Il est exact que, dans le contexte pétrolier, politique et économique actuel, des prix du pétrole de l’ordre de $70-80/b sont un bon compromis entre les intérêts des grands acteurs du jeu pétrolier mondial. Mais, pour les raisons indiquées ci-dessus, on est aujourd’hui dans le haut de cette fourchette de prix et il est possible que nous allions au-delà.

On parlait, il y a quelques années, de l’agonie de l’OPEP. Après la réunion historique d’Alger, l’organisation s’est ressaisie et s’affirme, comme par le passé, en tant qu’acteur incontournable sur la place du marché pétrolier pour peu que cette union interne et avec les pays non OPEP perdure. Quelle est votre analyse ?

Beaucoup d’observateurs ont enterré l’OPEP un peu trop rapidement. Ils confondaient peut-être leurs désirs avec la réalité. L’organisation existe depuis 1960 et, en 58 ans, elle a traversé beaucoup de crises. La période 2014-2016 a incontestablement été très difficile mais, depuis la réunion d’Alger en septembre 2016, l’OPEP a réussi à retrouver son unité interne, à prendre des décisions sur la réduction de sa production et à s’associer à dix pays non-OPEP. Les succès ont été spectaculaires suite à l’adoption de cette stratégie à la fin 2016.

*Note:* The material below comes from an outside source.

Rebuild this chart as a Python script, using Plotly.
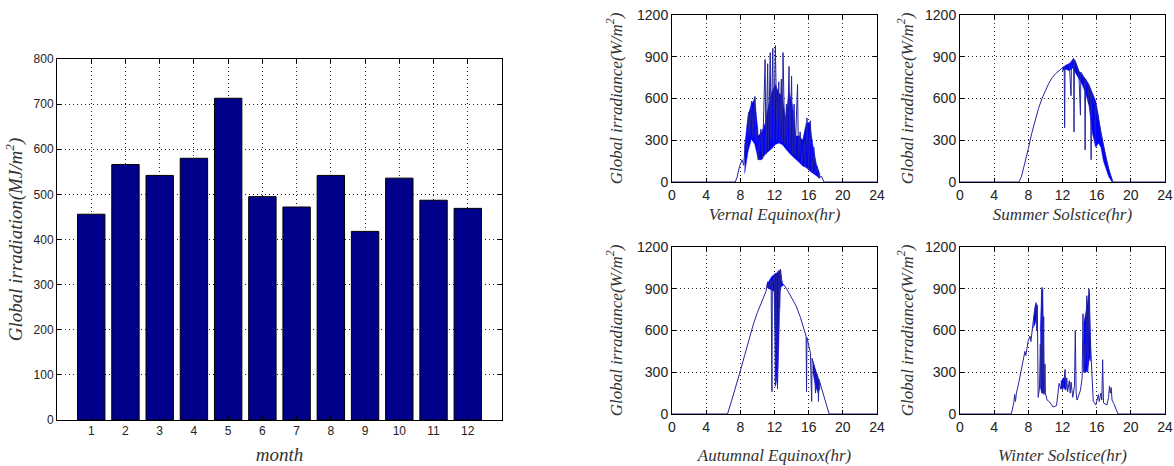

Cela dit, comme les individus, les organisations sont mortelles. L’OPEP fait face à quelques défis clés et ceux-ci viennent surtout des Etats-Unis: fortes pressions de l’administration Trump, rétablissement des sanctions contre l’Iran, ce qui suscite la colère de Téhéran et contribue à aggraver encore la relation déjà détestable entre l’Arabie Saoudite et l’Iran, et forte augmentation de la production pétrolière américaine. L’OPEP est effectivement encore un acteur incontournable mais il faudra beaucoup d’efforts et beaucoup d’unité pour le rester dans le moyen et le long terme. Rien n’est jamais acquis définitivement dans ce domaine.